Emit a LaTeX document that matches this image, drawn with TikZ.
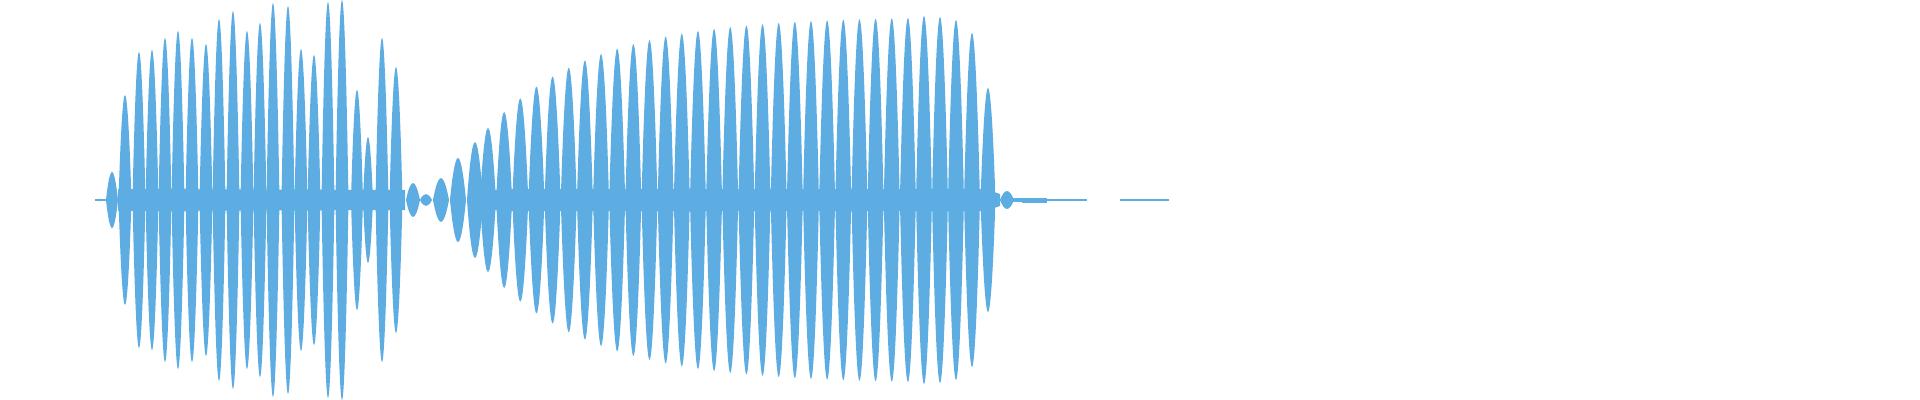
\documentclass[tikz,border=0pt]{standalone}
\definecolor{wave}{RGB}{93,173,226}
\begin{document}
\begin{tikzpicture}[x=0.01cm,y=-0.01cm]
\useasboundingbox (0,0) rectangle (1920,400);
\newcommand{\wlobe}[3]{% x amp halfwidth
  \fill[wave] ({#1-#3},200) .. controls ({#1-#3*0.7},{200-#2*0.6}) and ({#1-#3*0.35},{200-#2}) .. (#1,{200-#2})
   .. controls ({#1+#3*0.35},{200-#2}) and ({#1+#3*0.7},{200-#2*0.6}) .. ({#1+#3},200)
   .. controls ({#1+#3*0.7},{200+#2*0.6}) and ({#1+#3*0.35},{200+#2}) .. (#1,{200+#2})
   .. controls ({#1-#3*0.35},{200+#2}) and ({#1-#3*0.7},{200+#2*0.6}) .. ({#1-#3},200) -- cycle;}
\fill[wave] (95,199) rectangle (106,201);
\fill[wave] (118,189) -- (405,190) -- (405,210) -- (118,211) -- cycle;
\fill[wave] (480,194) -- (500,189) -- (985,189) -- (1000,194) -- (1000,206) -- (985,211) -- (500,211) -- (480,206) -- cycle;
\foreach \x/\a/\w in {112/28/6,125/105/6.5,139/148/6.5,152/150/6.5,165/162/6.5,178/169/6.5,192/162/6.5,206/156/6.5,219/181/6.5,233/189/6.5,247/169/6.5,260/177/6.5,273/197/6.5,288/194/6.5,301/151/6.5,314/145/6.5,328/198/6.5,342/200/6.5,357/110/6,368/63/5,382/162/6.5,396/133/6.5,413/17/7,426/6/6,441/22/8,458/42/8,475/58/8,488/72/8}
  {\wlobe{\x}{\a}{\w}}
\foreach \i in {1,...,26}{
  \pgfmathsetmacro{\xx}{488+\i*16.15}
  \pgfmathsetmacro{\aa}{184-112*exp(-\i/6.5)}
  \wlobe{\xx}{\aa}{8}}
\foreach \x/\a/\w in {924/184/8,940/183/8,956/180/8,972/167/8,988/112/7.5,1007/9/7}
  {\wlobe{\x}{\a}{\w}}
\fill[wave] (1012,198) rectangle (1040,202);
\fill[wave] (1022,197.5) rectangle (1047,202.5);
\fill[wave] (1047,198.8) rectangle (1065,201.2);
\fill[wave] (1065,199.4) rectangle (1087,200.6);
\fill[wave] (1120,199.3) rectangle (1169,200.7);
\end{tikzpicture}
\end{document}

## What to do
Reproduce the material above in full, exactly, with no images.

## The reply
Emit a LaTeX document that matches this image, drawn with TikZ.
\documentclass[tikz,border=0pt]{standalone}
\definecolor{wave}{RGB}{93,173,226}
\begin{document}
\begin{tikzpicture}[x=0.01cm,y=-0.01cm]
\useasboundingbox (0,0) rectangle (1920,400);
\newcommand{\wlobe}[3]{% x amp halfwidth
  \fill[wave] ({#1-#3},200) .. controls ({#1-#3*0.7},{200-#2*0.6}) and ({#1-#3*0.35},{200-#2}) .. (#1,{200-#2})
   .. controls ({#1+#3*0.35},{200-#2}) and ({#1+#3*0.7},{200-#2*0.6}) .. ({#1+#3},200)
   .. controls ({#1+#3*0.7},{200+#2*0.6}) and ({#1+#3*0.35},{200+#2}) .. (#1,{200+#2})
   .. controls ({#1-#3*0.35},{200+#2}) and ({#1-#3*0.7},{200+#2*0.6}) .. ({#1-#3},200) -- cycle;}
\fill[wave] (95,199) rectangle (106,201);
\fill[wave] (118,189) -- (405,190) -- (405,210) -- (118,211) -- cycle;
\fill[wave] (480,194) -- (500,189) -- (985,189) -- (1000,194) -- (1000,206) -- (985,211) -- (500,211) -- (480,206) -- cycle;
\foreach \x/\a/\w in {112/28/6,125/105/6.5,139/148/6.5,152/150/6.5,165/162/6.5,178/169/6.5,192/162/6.5,206/156/6.5,219/181/6.5,233/189/6.5,247/169/6.5,260/177/6.5,273/197/6.5,288/194/6.5,301/151/6.5,314/145/6.5,328/198/6.5,342/200/6.5,357/110/6,368/63/5,382/162/6.5,396/133/6.5,413/17/7,426/6/6,441/22/8,458/42/8,475/58/8,488/72/8}
  {\wlobe{\x}{\a}{\w}}
\foreach \i in {1,...,26}{
  \pgfmathsetmacro{\xx}{488+\i*16.15}
  \pgfmathsetmacro{\aa}{184-112*exp(-\i/6.5)}
  \wlobe{\xx}{\aa}{8}}
\foreach \x/\a/\w in {924/184/8,940/183/8,956/180/8,972/167/8,988/112/7.5,1007/9/7}
  {\wlobe{\x}{\a}{\w}}
\fill[wave] (1012,198) rectangle (1040,202);
\fill[wave] (1022,197.5) rectangle (1047,202.5);
\fill[wave] (1047,198.8) rectangle (1065,201.2);
\fill[wave] (1065,199.4) rectangle (1087,200.6);
\fill[wave] (1120,199.3) rectangle (1169,200.7);
\end{tikzpicture}
\end{document}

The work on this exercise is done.